A group wanting to increase the number of public toilets in Ottawa is targeting the city’s future light rail stations.
The GottaGo campaign held a presentation Wednesday about its campaign to get public toilets at the stations, which haven’t been built yet.
Joan Kuyek chairs the campaign and said there are many people who need regular access to public toilets, which they aren’t getting now.
“We think these are major nodes where the public comes together and needs access; people with children, people with urgency issues who have irritable bowel syndrome or diabetes, or are gluten or lactose intolerant,” she said to Ottawa Morning’s Stu Mills.
“There are all sorts of people who need to go to the toilet and if they can’t get access to it they’re going to refuse to take transit.”
Currently, Kuyek said public restrooms in Ottawa aren’t well labeled and laws only require there to be public washrooms at the ends of light rail lines.
Washrooms left out for safety, security
Pat Scrimgeour, manager of transit service planning at OC Transpo, said light rail planners didn’t include public toilets at the stations for safety and security reasons.
He also said city councillors had their chance to weigh in and were against the plan.
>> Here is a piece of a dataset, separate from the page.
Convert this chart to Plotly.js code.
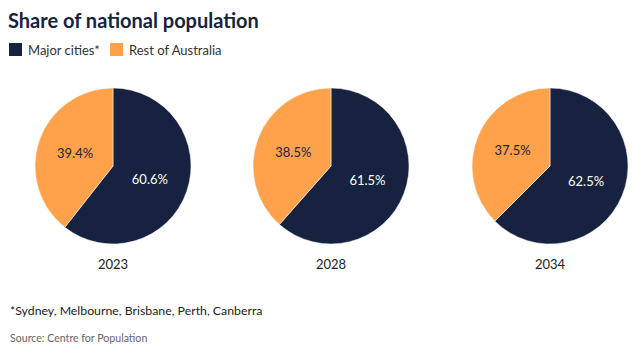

Kuyek said they don’t want to pretend safety concerns don’t exist around criminal behaviour at public washrooms, but the issue is bigger than many may think.
“People are embarrassed and ashamed to admit they’ve had accidents but Crohn's and Colitis Canada, for example, interviewed its members and donors and says 75% have had issues with getting caught and soiling themselves,” she said.
“There are 7,000 people in that position in the area. This is not a small number.”
Kuyek said she suspects part of the reason public washrooms were left out of the plans is the operating cost of cleaning and staffing.
The GottaGo campaign’s Facebook page says they are working “to create a network of safe, accessible, free, clean and environmentally responsible public toilets and water fountains in parks, major transit stops and key public places to meet the needs of residents and tourists in Ottawa.”